A black person wrapped in white bandages contorts into snail pose, their body framed by a walker. This scene is shot on Super 8 and projected onto a wall with a sprocket visible.
Panteha Abareshi: Unlearn the Body, 2021.

The youngest artist in the show is Panteha Abareshi, who in Unlearn the Body (2021) enlists assistive devices to contort their bandaged body: a walker becomes a pull-up bar; the padding of a crutch cradles their neck at an uncomfortable angle. Abareshi recorded it all on Super 8, then edited the footage in a manner that betrays the medium’s materiality: the artist has memorably likened the beautiful defunctness of analog media to the experience of being disabled. Mechanisms might work differently, or less efficiently; sometimes, there is elegance in the glitches that ensue. Near Abareshi’s work, a photograph shows Joan Jonas contorting elegantly in a hula hoop, her body illuminated by a TV monitor. Another print shows Valie Export bound around the base of a column, back arched.

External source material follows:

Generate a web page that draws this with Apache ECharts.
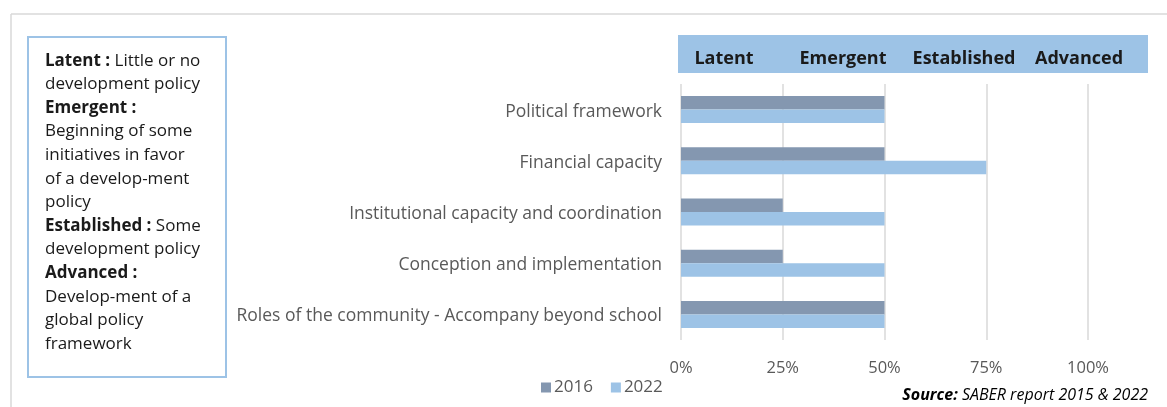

A grayscale photo of a white woman wrapped around the base of a column, her back arched.
VALIE EXPORT: Körperkonfiguration, (1982).

All this reminded me of a helpful schema that artist Dara Birnbaum charted out in video art’s early days. She noticed that documentation of performances by the likes of Vito Acconci, Chris Burden, and Joan Jonas, tended to be done in black-and-white. Meanwhile, works engaged with critiquing mass media—several of Birnbaum’s own, as well as those by Antoni Muntadas and Dan Graham—tended to be in color. The artists in “Unbound,” break down this binary, since soon enough, it became impossible to understand oneself as wholly separate from mass media anyway.

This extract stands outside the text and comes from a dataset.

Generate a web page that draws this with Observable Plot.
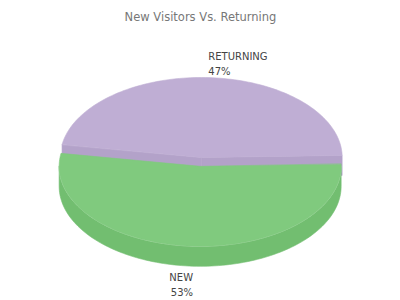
<!DOCTYPE html>
<html><head><meta charset="utf-8">
<script src="https://cdn.jsdelivr.net/npm/d3@7"></script>
<script src="https://cdn.jsdelivr.net/npm/@observablehq/plot@0.6"></script>
<style>body{margin:0;background:#fff;} svg{display:block;}</style>
</head><body><div id="chart"></div>
<script>
// ---- data ----
const title = "New Visitors Vs. Returning";
const categories = ["RETURNING", "NEW"];
const shares = [47, 53];
const topColors = ["#bfaed4", "#80ca7e"];
const sideColors = ["#b3a2c9", "#72be70"];
const explode = [0, 0.11];

// ---- geometry (style) ----
const W = 400, H = 300;
const cx = 200.7, cy = 157, rx = 141, ry = 80, depth = 20, startDeg = 1.5;
const total = d3.sum(shares);
const rad = d => d * Math.PI / 180;

let acc = startDeg;
const slices = shares.map((v, i) => {
  const a0 = acc, a1 = acc + v / total * 360; acc = a1;
  const mid = (a0 + a1) / 2;
  return {i, a0, a1, mid,
    cx: cx + explode[i] * rx * Math.cos(rad(mid)),
    cy: cy - explode[i] * ry * Math.sin(rad(mid))};
});
const pt = (s, deg, dz = 0) => ({x: s.cx + rx * Math.cos(rad(deg)), y: s.cy - ry * Math.sin(rad(deg)) + dz});
const arc = (s, from, to, dz = 0) => {
  const n = Math.max(2, Math.ceil(Math.abs(to - from) / 1.5));
  return d3.range(n + 1).map(k => pt(s, from + (to - from) * k / n, dz));
};
const c = (s, dz = 0) => ({x: s.cx, y: s.cy + dz});

const marks = [];
const poly = (pts, fill, stroke) => marks.push(Plot.line(pts, {x: "x", y: "y", fill, stroke: stroke || fill, strokeWidth: 0.6, curve: "linear-closed"}));

// painter order: back slices first
const order = slices.slice().sort((a, b) => Math.sin(rad(b.mid)) - Math.sin(rad(a.mid)));
for (const s of order) {
  const side = sideColors[s.i], top = topColors[s.i];
  // radial walls
  if (Math.cos(rad(s.a0)) > 0) poly([c(s), pt(s, s.a0), pt(s, s.a0, depth), c(s, depth)], side);
  if (Math.cos(rad(s.a1)) < 0) poly([c(s), pt(s, s.a1), pt(s, s.a1, depth), c(s, depth)], side);
  // outer wall (front half)
  for (const [lo, hi] of [[-180, 0], [180, 360], [540, 720]]) {
    const f = Math.max(s.a0, lo), t = Math.min(s.a1, hi);
    if (t > f) {
      const upper = arc(s, f, t), lower = arc(s, t, f, depth);
      poly(upper.concat(lower), side);
      marks.push(Plot.line(upper, {x: "x", y: "y", stroke: "#ffffff", strokeOpacity: 0.35, strokeWidth: 1}));
    }
  }
  // top face
  poly([c(s)].concat(arc(s, s.a0, s.a1)), top);
}

// labels
const labels = slices.map(s => {
  const front = Math.sin(rad(s.mid)) < 0;
  const p = pt(s, s.mid, front ? depth : 0);
  return {x: p.x, y: p.y, front, right: Math.cos(rad(s.mid)) >= 0,
          text: categories[s.i] + "\n" + shares[s.i] + "%"};
});
for (const L of labels) {
  marks.push(Plot.text([L], {x: "x", y: "y", text: "text",
    textAnchor: L.right ? "start" : "end",
    lineAnchor: L.front ? "top" : "bottom",
    dx: L.right ? -2.5 : 2.5, dy: L.front ? 4 : -3,
    lineHeight: 1.5, fontSize: 10, fill: "#444", fontFamily: "DejaVu Sans"}));
}
marks.push(Plot.text([title], {frameAnchor: "top", dy: 12, text: d => d, fontSize: 11.5, fill: "#777", fontFamily: "DejaVu Sans", lineAnchor: "top"}));

const chart = Plot.plot({
  width: W, height: H, margin: 0,
  x: {domain: [0, W], range: [0, W], axis: null},
  y: {domain: [0, H], range: [0, H], axis: null},
  style: {background: "#fff"},
  marks
});
document.getElementById("chart").append(chart);
</script>
</body></html>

That might sound like a somewhat loose theoretical idea, but the show in fact assembles a tight group of works. The line of thinking is much easier to follow than MoMA’s “Signals,” last year’s sprawling intergenerational video art exhibition. What’s more, “Unbound” hosts twenty something works in video, but paces them expertly so it all feels watchable—a curatorial feat I had previously thought impossible. Seating helps.

A dental exray for Lydia Ourahmane shows a missing tooth. It is dated 19/03/2017.
Lydia Ourahmane: In the Absence of Our Mothers, 2018.

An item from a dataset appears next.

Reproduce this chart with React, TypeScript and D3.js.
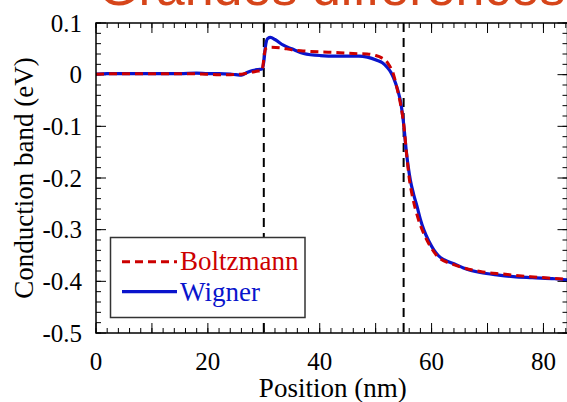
import React from "react";
import * as d3 from "d3";

const W = 567;
const H = 402;

const titleText = "Grandes différences";
const xLabel = "Position (nm)";
const yLabel = "Conduction band (eV)";

const xTickLabels = [0, 20, 40, 60, 80];
const yTickLabels = [0.1, 0, -0.1, -0.2, -0.3, -0.4, -0.5];
const barrierPositions = [30, 55];

const seriesNames = ["Boltzmann", "Wigner"];

const wignerX = [0, 2, 5, 10, 15, 18, 20, 22, 24, 25, 26, 27, 28, 29, 29.7, 30.0, 30.3, 30.7, 31.2, 32.0, 33.5, 35.0, 37.1, 40.1, 43, 45.5, 47, 48.5, 50.2, 51.2, 52.0, 52.7, 53.2, 53.9, 54.5, 55.0, 55.5, 56.2, 56.8, 57.4, 58.0, 58.6, 59.5, 60.4, 61.2, 62.2, 64.0, 65.7, 68.7, 72.0, 74.6, 78.0, 82.0, 84.3];
const wignerY = [0.001, 0.002, 0.002, 0.002, 0.002, 0.003, 0.002, 0.002, 0.001, 0.0, -0.001, 0.004, 0.008, 0.010, 0.011, 0.025, 0.055, 0.070, 0.072, 0.068, 0.057, 0.050, 0.041, 0.037, 0.036, 0.036, 0.036, 0.034, 0.028, 0.023, 0.015, 0.005, -0.006, -0.028, -0.055, -0.095, -0.150, -0.204, -0.232, -0.255, -0.280, -0.300, -0.322, -0.339, -0.350, -0.358, -0.366, -0.374, -0.383, -0.388, -0.391, -0.393, -0.395, -0.397];

const boltzX = [0, 5, 10, 15, 20, 22, 24, 26, 27, 28, 29, 29.7, 30.0, 30.3, 31, 33, 35, 37, 40, 43, 46, 48.5, 50, 51, 52.2, 53.2, 53.9, 54.5, 55.0, 55.5, 56.0, 56.7, 57.5, 58.7, 59.6, 61.1, 64.1, 68.7, 72.8, 77.7, 84.3];
const boltzY = [0.001, 0.002, 0.002, 0.002, 0.001, 0.0, 0.0, 0.001, 0.003, 0.005, 0.007, 0.008, 0.030, 0.050, 0.053, 0.052, 0.048, 0.046, 0.044, 0.043, 0.041, 0.040, 0.037, 0.033, 0.022, 0.0, -0.030, -0.060, -0.095, -0.150, -0.200, -0.242, -0.275, -0.310, -0.329, -0.352, -0.368, -0.381, -0.386, -0.391, -0.396];

const plot = { left: 96, right: 567.5, top: 23, bottom: 333 };

export default function App() {
  const x = d3.scaleLinear().domain([0, 84.3]).range([plot.left, plot.right]);
  const y = d3.scaleLinear().domain([-0.5, 0.1]).range([plot.bottom, plot.top]);

  const line = d3
    .line<[number, number]>()
    .x((d) => x(d[0]))
    .y((d) => y(d[1]))
    .curve(d3.curveMonotoneX);

  const wigner: [number, number][] = wignerX.map((v, i) => [v, wignerY[i]]);
  const boltz: [number, number][] = boltzX.map((v, i) => [v, boltzY[i]]);

  const xMinor = d3.range(0, 84.3, 2);
  const xMajor = d3.range(0, 84.3, 10);
  const yMinor = d3.range(-0.5, 0.1001, 0.02);
  const yMajor = d3.range(-0.5, 0.1001, 0.1);

  const serifStyle = { fontFamily: "Liberation Serif, Tinos, Times New Roman, DejaVu Serif, serif" };
  const tickColor = "#000";

  return (
    <svg width={W} height={H} style={{ position: "absolute", left: 0, top: 0 }}>
      <rect x={0} y={0} width={W} height={H} fill="#fff" />
      <text
        x={98}
        y={5}
        style={{ fontFamily: "Liberation Sans, Arimo, Arial, sans-serif" }}
        fontSize={52}
        fill="#d6451a"
      >
        {titleText}
      </text>

      <clipPath id="plotclip">
        <rect x={plot.left} y={plot.top} width={plot.right - plot.left} height={plot.bottom - plot.top} />
      </clipPath>

      <g stroke={tickColor} strokeWidth={1}>
        {xMinor.map((v) => (
          <g key={"xm" + v}>
            <line x1={x(v)} x2={x(v)} y1={plot.bottom} y2={plot.bottom - 5} />
            <line x1={x(v)} x2={x(v)} y1={plot.top} y2={plot.top + 5} />
          </g>
        ))}
        {xMajor.map((v) => (
          <g key={"xM" + v}>
            <line x1={x(v)} x2={x(v)} y1={plot.bottom} y2={plot.bottom - 10} />
            <line x1={x(v)} x2={x(v)} y1={plot.top} y2={plot.top + 10} />
          </g>
        ))}
        {yMinor.map((v, i) => (
          <g key={"ym" + i}>
            <line x1={plot.left} x2={plot.left + 5} y1={y(v)} y2={y(v)} />
            <line x1={plot.right} x2={plot.right - 5} y1={y(v)} y2={y(v)} />
          </g>
        ))}
        {yMajor.map((v, i) => (
          <g key={"yM" + i}>
            <line x1={plot.left} x2={plot.left + 10} y1={y(v)} y2={y(v)} />
            <line x1={plot.right} x2={plot.right - 10} y1={y(v)} y2={y(v)} />
          </g>
        ))}
      </g>

      {barrierPositions.map((p) => (
        <line
          key={"b" + p}
          x1={x(p)}
          x2={x(p)}
          y1={plot.top}
          y2={plot.bottom}
          stroke="#000"
          strokeWidth={2}
          strokeDasharray="9,6"
        />
      ))}

      <g clipPath="url(#plotclip)">
        <path d={line(wigner) || ""} fill="none" stroke="#0a14cc" strokeWidth={3.2} strokeLinejoin="round" />
        <path d={line(boltz) || ""} fill="none" stroke="#cc0000" strokeWidth={3} strokeDasharray="8,5" />
      </g>

      <rect
        x={plot.left}
        y={plot.top}
        width={plot.right - plot.left}
        height={plot.bottom - plot.top}
        fill="none"
        stroke="#000"
        strokeWidth={1.5}
      />

      {xTickLabels.map((v) => (
        <text key={"xl" + v} x={x(v)} y={370} textAnchor="middle" style={serifStyle} fontSize={25} fill="#000">
          {v}
        </text>
      ))}
      {yTickLabels.map((v) => (
        <text key={"yl" + v} x={82} y={y(v)} dy="0.35em" textAnchor="end" style={serifStyle} fontSize={25} fill="#000">
          {v === 0 ? "0" : String(v)}
        </text>
      ))}

      <text x={(plot.left + plot.right) / 2 + 1} y={397} textAnchor="middle" style={serifStyle} fontSize={27} fill="#000">
        {xLabel}
      </text>
      <text
        transform={`translate(33, ${(plot.top + plot.bottom) / 2}) rotate(-90)`}
        textAnchor="middle"
        style={serifStyle}
        fontSize={27}
        fill="#000"
      >
        {yLabel}
      </text>

      <g>
        <rect x={110.5} y={237.5} width={194.5} height={80} fill="#fff" stroke="#333" strokeWidth={1.5} />
        <line x1={122} x2={177} y1={261.7} y2={261.7} stroke="#cc0000" strokeWidth={3} strokeDasharray="8,5" />
        <text x={180} y={270} style={serifStyle} fontSize={27} fill="#cc0000">
          {seriesNames[0]}
        </text>
        <line x1={122} x2={177} y1={291.7} y2={291.7} stroke="#0a14cc" strokeWidth={3.2} />
        <text x={180} y={301} style={serifStyle} fontSize={27} fill="#0a14cc">
          {seriesNames[1]}
        </text>
      </g>
    </svg>
  );
}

“Unbound” also includes performances so difficult to capture with a camera that the challenge becomes a creative prompt, as in Algerian artist Lydia Ourahmane’s In the Absence of Our Mothers (2018). The story behind that work begins in 2014, when Ourahmane bit into something soft and lost a troublesome tooth. The next year, she learned moving details about the life of her grandfather, who decided to pull out all his teeth in an act of self-mutilation that rendered him decidedly unfit to fight in World War II. Not long after, the artist met a man at a street market in Oran who tried to sell her a gold necklace, one he said his mother gave to him to sell to support the family. She bought it, then had it melted down into two teeth: one lives in her mouth, and the other on the wall next to a photograph of sorts—a dental X-ray the artist had taken. It’s a wild story, but here, the photograph becomes a kind of proof, all the while insisting this is more than a dental intervention: it’s a meaningful homage.

“Unbound,” then, is a show about the ways the personal and political intersect; about those places where bodies meet technology, but also ideology; and how the everyday rubs up against larger historical narratives. As we once again try to go about our daily lives while learning of relentless horrors through screens, this subject couldn’t be more timely.